In general, SAS is running in a linear manner. So you cannot write a step to monitor another step in the same program. What you could do is run your code in a SAS/CONNECT session and monitor it with the process that started the session. That's not trivial and the how to is beyond the scope of Stack Overflow.

For a data step, use the datetime() function to get the current system date and time. This is measured in seconds. You can check the time inside your data step. Stop a data step with the stop; statement.

Now you specifically asked about breaking a specific step inside a PROC. That must be implemented in the PROC by the SAS developer. If it is possible, it will be documented in the procedure's documentation. View SAS documentation at http://support.sas.com/documentation/.

For PROC NLIN, I do not think there is a "break after X" parameter. You can use the trace parameters to track model execution to see what it hanging up. You can then work on changing the convergence parameters to attempt to speed up slow, badly converging, models.

2
votes

The only approach I can think of here would be to rewrite your code so that it runs each by group separately from the rest, in one or more SAS/CONNECT sessions, have the parent session kill each one after a set timeout, and then recombine the surviving output.

As Dom and Joe have pointed out, this is not a trivial task, but it's possible if you're sufficiently keen on learning about that aspect of SAS. A good place to get started for this sort of thing would be this page:

http://support.sas.com/rnd/scalability/tricks/connect.html

I was able to use the examples there and elsewhere as the basis of a simple parallel processing framework (in SAS 9.1.3, coincidentally!), but there are many details you will need to consider. To give you an idea of the sorts of adventures in store if you go down this route:

  • Learning how to sign on to your server via SAS/CONNECT within whatever infrastructure you're using (will the usual autoexec file work?
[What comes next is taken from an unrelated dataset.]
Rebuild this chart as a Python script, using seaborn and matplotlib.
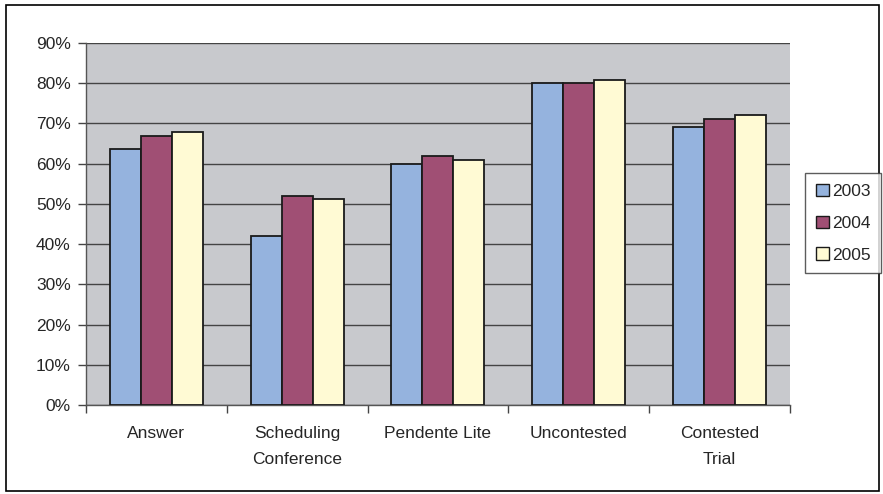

What invocation options do you need to use?)
  • Explaining to your sysadmin/colleagues why you need to run multiple processes in parallel
  • Managing asynchronous sessions
  • Syncing macro variables, macro definitions, libraries and formats between sessions
  • Obscure bugs (I wasn't able to use the usual option for syncing libraries and had to roll my own via call execute...)

One could write a (lengthy) SUGI paper on this topic, and I'm sure there are plenty of them out there if you look around.